>> Start Available data

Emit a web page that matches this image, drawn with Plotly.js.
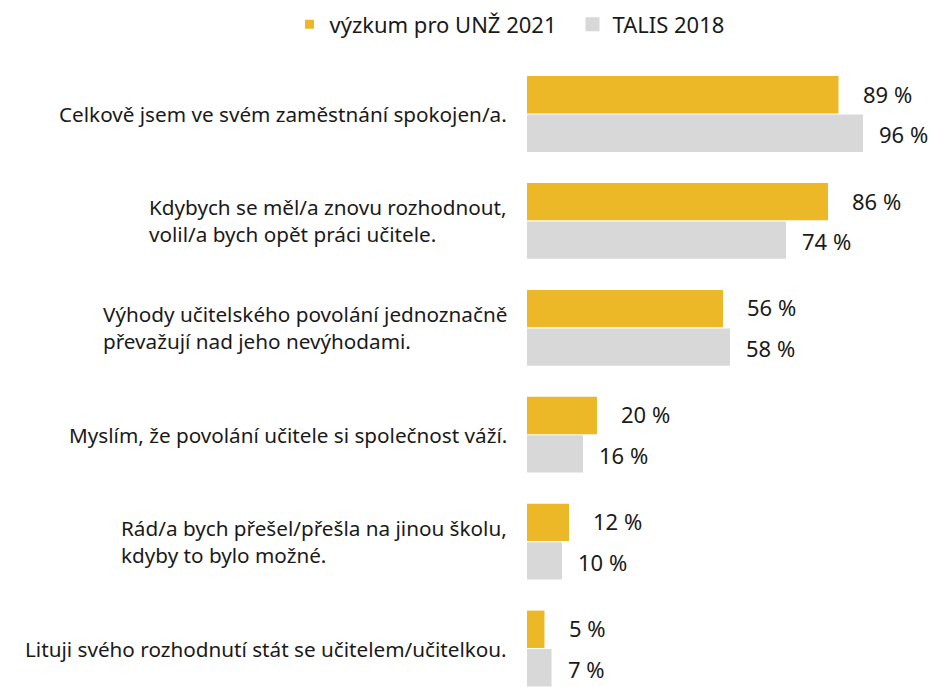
<!DOCTYPE html>
<html><head><meta charset="utf-8">
<script src="https://cdn.plot.ly/plotly-3.0.1.min.js"></script>
<style>html,body{margin:0;padding:0;background:#fff}</style>
</head><body>
<div id="chart" style="width:933px;height:687px"></div>
<script>
const categories = [
  "Celkově jsem ve svém zaměstnání spokojen/a.",
  "Kdybych se měl/a znovu rozhodnout,<br>volil/a bych opět práci učitele.",
  "Výhody učitelského povolání jednoznačně<br>převažují nad jeho nevýhodami.",
  "Myslím, že povolání učitele si společnost váží.",
  "Rád/a bych přešel/přešla na jinou školu,<br>kdyby to bylo možné.",
  "Lituji svého rozhodnutí stát se učitelem/učitelkou."
];
const seriesNames = ["výzkum pro UNŽ 2021", "TALIS 2018"];
const unz2021 = [89, 86, 56, 20, 12, 5];
const talis2018 = [96, 74, 58, 16, 10, 7];

const FONT = "Noto Sans, sans-serif";
const TXT = "#1a1a1a";
const colors = ["#ECB828", "#D8D8D8"];
const catIdx = categories.map((c, i) => i);

const traces = [
  {type: "bar", orientation: "h", name: seriesNames[0], y: catIdx, x: unz2021,
   marker: {color: colors[0]}, hoverinfo: "x", showlegend: false},
  {type: "bar", orientation: "h", name: seriesNames[1], y: catIdx, x: talis2018,
   marker: {color: colors[1]}, hoverinfo: "x", showlegend: false},
  {type: "scatter", mode: "markers", name: seriesNames[0], x: [null], y: [null],
   marker: {symbol: "square", size: 9, color: colors[0]}, showlegend: true},
  {type: "scatter", mode: "markers", name: seriesNames[1], x: [null], y: [null],
   marker: {symbol: "square", size: 14, color: colors[1]}, showlegend: true}
];

const annotations = [];
categories.forEach((c, i) => {
  annotations.push({xref: "paper", yref: "y", x: 0, y: i, text: c, showarrow: false,
    xanchor: "right", yanchor: "middle", align: "left", xshift: -18,
    font: {family: FONT, size: 20.7, color: TXT}});
});
const off = 0.19;
unz2021.forEach((v, i) => {
  annotations.push({xref: "x", yref: "y", x: v, y: i - off, text: v + " %", showarrow: false,
    xanchor: "left", yanchor: "middle", xshift: 22,
    font: {family: FONT, size: 22, color: TXT}});
});
talis2018.forEach((v, i) => {
  annotations.push({xref: "x", yref: "y", x: v, y: i + off, text: v + " %", showarrow: false,
    xanchor: "left", yanchor: "middle", xshift: 14,
    font: {family: FONT, size: 22, color: TXT}});
});

const layout = {
  width: 933, height: 687,
  margin: {l: 527, r: 0, t: 60, b: 0, pad: 0},
  paper_bgcolor: "#fff", plot_bgcolor: "#fff",
  barmode: "group", bargap: 0.28, bargroupgap: 0.03,
  showlegend: true,
  legend: {orientation: "h", x: -0.585, xanchor: "left", y: 1.09, yanchor: "top",
    font: {family: FONT, size: 22, color: TXT}, traceorder: "normal",
    itemsizing: "trace", entrywidth: 238, entrywidthmode: "pixels"},
  xaxis: {range: [0, 116], visible: false, fixedrange: true},
  yaxis: {range: [5.36, -0.505], visible: false, fixedrange: true},
  annotations: annotations,
  font: {family: FONT, color: TXT}
};

Plotly.newPlot("chart", traces, layout, {displayModeBar: false, staticPlot: true});
</script>
</body></html>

>> End Available data

The material above holds pictures; copy everything else in it exactly.

Emit a web page that matches this image, drawn with Plotly.js.
<!DOCTYPE html>
<html><head><meta charset="utf-8">
<script src="https://cdn.plot.ly/plotly-3.0.1.min.js"></script>
<style>html,body{margin:0;padding:0;background:#fff}</style>
</head><body>
<div id="chart" style="width:933px;height:687px"></div>
<script>
const categories = [
  "Celkově jsem ve svém zaměstnání spokojen/a.",
  "Kdybych se měl/a znovu rozhodnout,<br>volil/a bych opět práci učitele.",
  "Výhody učitelského povolání jednoznačně<br>převažují nad jeho nevýhodami.",
  "Myslím, že povolání učitele si společnost váží.",
  "Rád/a bych přešel/přešla na jinou školu,<br>kdyby to bylo možné.",
  "Lituji svého rozhodnutí stát se učitelem/učitelkou."
];
const seriesNames = ["výzkum pro UNŽ 2021", "TALIS 2018"];
const unz2021 = [89, 86, 56, 20, 12, 5];
const talis2018 = [96, 74, 58, 16, 10, 7];

const FONT = "Noto Sans, sans-serif";
const TXT = "#1a1a1a";
const colors = ["#ECB828", "#D8D8D8"];
const catIdx = categories.map((c, i) => i);

const traces = [
  {type: "bar", orientation: "h", name: seriesNames[0], y: catIdx, x: unz2021,
   marker: {color: colors[0]}, hoverinfo: "x", showlegend: false},
  {type: "bar", orientation: "h", name: seriesNames[1], y: catIdx, x: talis2018,
   marker: {color: colors[1]}, hoverinfo: "x", showlegend: false},
  {type: "scatter", mode: "markers", name: seriesNames[0], x: [null], y: [null],
   marker: {symbol: "square", size: 9, color: colors[0]}, showlegend: true},
  {type: "scatter", mode: "markers", name: seriesNames[1], x: [null], y: [null],
   marker: {symbol: "square", size: 14, color: colors[1]}, showlegend: true}
];

const annotations = [];
categories.forEach((c, i) => {
  annotations.push({xref: "paper", yref: "y", x: 0, y: i, text: c, showarrow: false,
    xanchor: "right", yanchor: "middle", align: "left", xshift: -18,
    font: {family: FONT, size: 20.7, color: TXT}});
});
const off = 0.19;
unz2021.forEach((v, i) => {
  annotations.push({xref: "x", yref: "y", x: v, y: i - off, text: v + " %", showarrow: false,
    xanchor: "left", yanchor: "middle", xshift: 22,
    font: {family: FONT, size: 22, color: TXT}});
});
talis2018.forEach((v, i) => {
  annotations.push({xref: "x", yref: "y", x: v, y: i + off, text: v + " %", showarrow: false,
    xanchor: "left", yanchor: "middle", xshift: 14,
    font: {family: FONT, size: 22, color: TXT}});
});

const layout = {
  width: 933, height: 687,
  margin: {l: 527, r: 0, t: 60, b: 0, pad: 0},
  paper_bgcolor: "#fff", plot_bgcolor: "#fff",
  barmode: "group", bargap: 0.28, bargroupgap: 0.03,
  showlegend: true,
  legend: {orientation: "h", x: -0.585, xanchor: "left", y: 1.09, yanchor: "top",
    font: {family: FONT, size: 22, color: TXT}, traceorder: "normal",
    itemsizing: "trace", entrywidth: 238, entrywidthmode: "pixels"},
  xaxis: {range: [0, 116], visible: false, fixedrange: true},
  yaxis: {range: [5.36, -0.505], visible: false, fixedrange: true},
  annotations: annotations,
  font: {family: FONT, color: TXT}
};

Plotly.newPlot("chart", traces, layout, {displayModeBar: false, staticPlot: true});
</script>
</body></html>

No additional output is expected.